Hemen belirtilmelidir ki, TBK"nın 39. maddesindeki bir yıllık sürenin öğrenme tarihinden itibaren başlayacağı, öğrenme tarihinin işlem tarihi olabileceği gibi, somut olayın özelliğine göre işlem tarihinden sonraki bir tarihin de olabileceği, bir başka ifadeyle işlem tarihinde fark edilemeyen bir hilenin çeşitli nedenlerle sonraki bir tarihte öğrenilebileceği açıktır. Bu durumda, hak düşürücü sürenin hesabında davacının öğrenme tarihi olarak ileri sürdüğü tarihin esas alınması gerekir.

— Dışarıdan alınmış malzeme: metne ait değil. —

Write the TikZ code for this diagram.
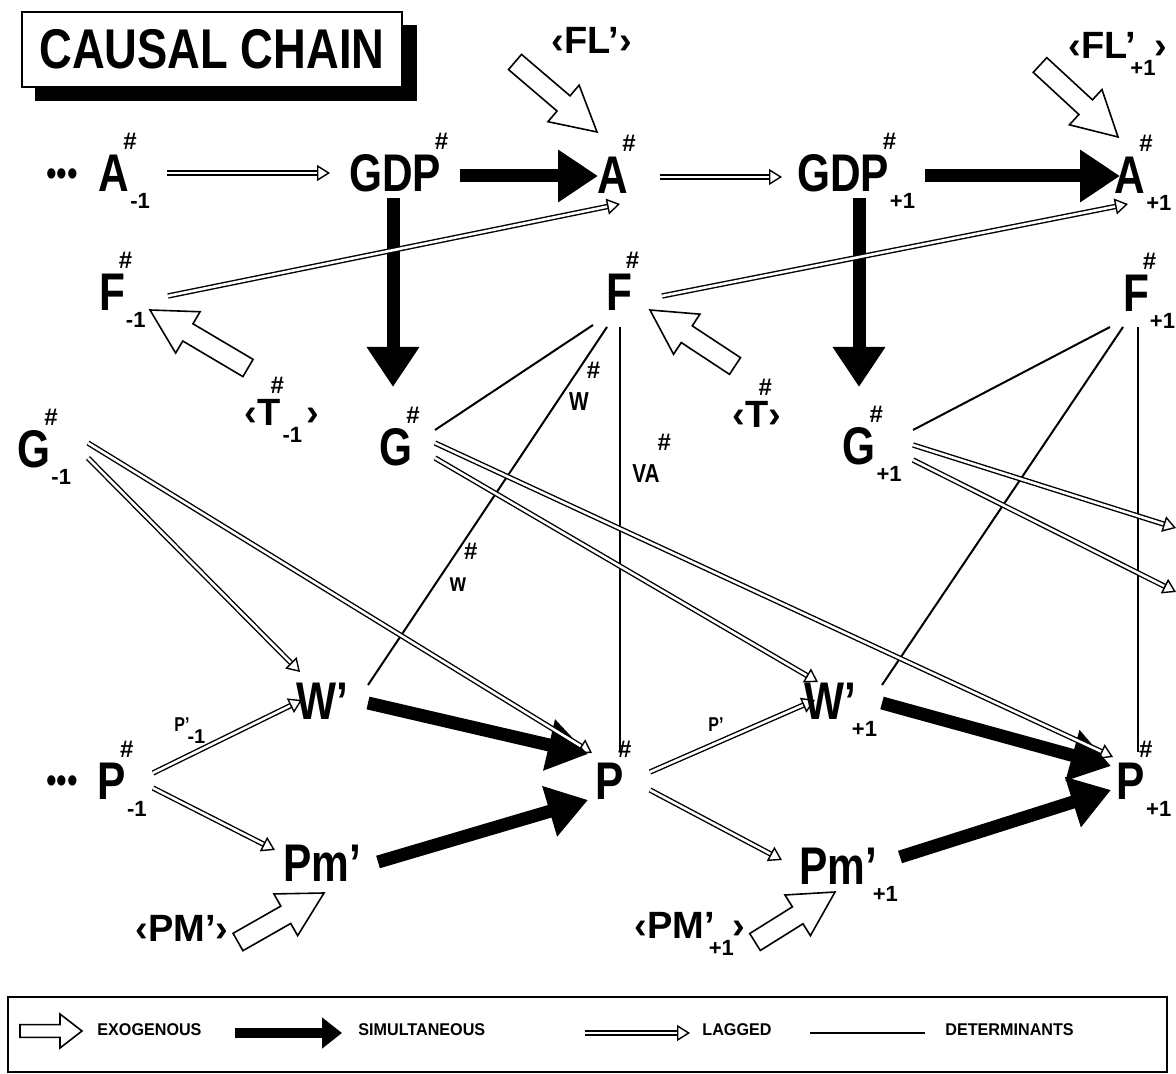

Davalı tarafın bu tarihten daha önceki bir tarihte davacının hileyi öğrendiğini iddia etmesi durumunda bu iddiasını ispat zorunluluğunda olduğu da kuşkusuzdur.
Somut olayda davacıların hileye düşürüldüklerini 2012 yılının aralık ayında öğrendikleri iddiasına davalılar karşı çıkmadığına göre, davanın süresinde açıldığı kabul edilmelidir.
Ne var ki, hile iddiası bakımdan hükme yeterli bir araştırma yapılmış değildir.
Hâl böyle olunca, 360 ve 303 sayılı parsellerin tapu kayıtlarının tüm tedavülleriyle birlikte getirtilmesi, ..."ün davalılar tarafından vekil tayin edildiğine ilişkin vekâletnamenin istenmesi, tarafların bildirecekleri tüm deliller toplandıktan sonra iddianın yukardaki ilkeler uyarınca incelenip değerlendirilmesi ve varılacak sonuç çerçevesinde bir karar verilmesi gerekirken noksan soruşturma ile yetinilerek yazılı şekilde karar verilmesi doğru değildir.
Davalıların temyiz itirazı yerindedir. Kabulü ile, hükmün (6100 sayılı Yasanın geçici 3.maddesi yollaması ile) 1086 sayılı HUMK"un 428.maddesi gereğince BOZULMASINA, alınan peşin harcın temyiz edene geri verilmesine, 07.12.2015 tarihinde oybirliğiyle karar verildi.